:: Data ::

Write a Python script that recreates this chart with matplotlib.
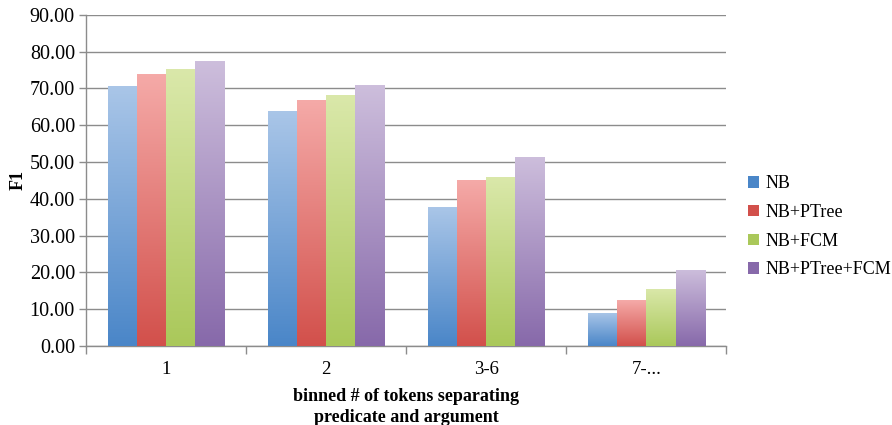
import numpy as np
import matplotlib
matplotlib.use("Agg")
import matplotlib.pyplot as plt
from matplotlib.colors import LinearSegmentedColormap
from matplotlib.patches import Patch

categories = ["1", "2", "3-6", "7-..."]
series = ["NB", "NB+PTree", "NB+FCM", "NB+PTree+FCM"]
nb        = [70.7, 63.9, 37.8, 9.0]
nb_ptree  = [73.9, 66.8, 45.1, 12.5]
nb_fcm    = [75.3, 68.2, 45.9, 15.5]
nb_all    = [77.4, 70.9, 51.4, 20.7]
values = [nb, nb_ptree, nb_fcm, nb_all]

# (top colour, bottom colour) for the gradient fill
colours = [("#aac6e8", "#4a86c8"),
           ("#f5aaa8", "#d2504b"),
           ("#dae8aa", "#aac85a"),
           ("#cdbedc", "#8769aa")]

plt.rcParams["font.family"] = ["Liberation Serif", "DejaVu Serif"]

fig = plt.figure(figsize=(8.92, 4.25), dpi=100)
ax = fig.add_axes([0.0964, 0.186, 0.718, 0.779])

x = np.arange(len(categories))
width = 0.182
grad = np.linspace(0, 1, 256).reshape(-1, 1)

for i, (vals, (top, bot)) in enumerate(zip(values, colours)):
    offs = (i - 1.5) * width
    bars = ax.bar(x + offs, vals, width, color="none", edgecolor="none", zorder=3)
    cmap = LinearSegmentedColormap.from_list(series[i], [bot, top])
    for b in bars:
        bx, by = b.get_x(), b.get_y()
        bw, bh = b.get_width(), b.get_height()
        im = ax.imshow(grad, cmap=cmap, origin="lower", aspect="auto",
                       extent=[bx, bx + bw, by, by + bh], zorder=3)
        im.set_clip_path(b)

ax.set_xlim(-0.5, len(categories) - 0.5)
ax.set_ylim(0, 90)
ax.set_yticks(np.arange(0, 91, 10))
ax.set_yticklabels([f"{v:.2f}" for v in np.arange(0, 91, 10)], fontsize=14.5)
ax.set_xticks(x)
ax.set_xticklabels(categories, fontsize=13.5)
ax.set_xticks(np.arange(-0.5, len(categories), 1), minor=True)
ax.tick_params(axis="x", which="major", length=0, pad=11)
ax.tick_params(axis="x", which="minor", length=6, color="#8c8c8c", width=1)
ax.tick_params(axis="y", length=5, color="#8c8c8c", width=1, pad=3)

ax.grid(axis="y", color="#8c8c8c", linewidth=1, zorder=0)
ax.set_axisbelow(True)
for s in ["top", "right"]:
    ax.spines[s].set_visible(False)
for s in ["left", "bottom"]:
    ax.spines[s].set_color("#8c8c8c")
    ax.spines[s].set_linewidth(1)

ax.set_ylabel("F1", fontsize=13, fontweight="bold")
ax.yaxis.set_label_coords(-0.092, 0.5)
ax.set_xlabel("binned # of tokens separating\npredicate and argument",
              fontsize=13, fontweight="bold", linespacing=1.25)
ax.xaxis.set_label_coords(0.5, -0.128)

handles = [Patch(facecolor=bot, edgecolor="none") for _, bot in colours]
ax.legend(handles, series, loc="center left", bbox_to_anchor=(1.009, 0.36),
          frameon=False, fontsize=13, handlelength=0.6, handleheight=0.6,
          handletextpad=0.35, labelspacing=0.65)

fig.savefig("out.png", dpi=100)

:::

Given instruction |
Write out nothing but the lines from the start of the data through the line with "from matplotlib.patches import Patch". Leave out the pictures.

Worked solution |
Write a Python script that recreates this chart with matplotlib.
import numpy as np
import matplotlib
matplotlib.use("Agg")
import matplotlib.pyplot as plt
from matplotlib.colors import LinearSegmentedColormap
from matplotlib.patches import Patch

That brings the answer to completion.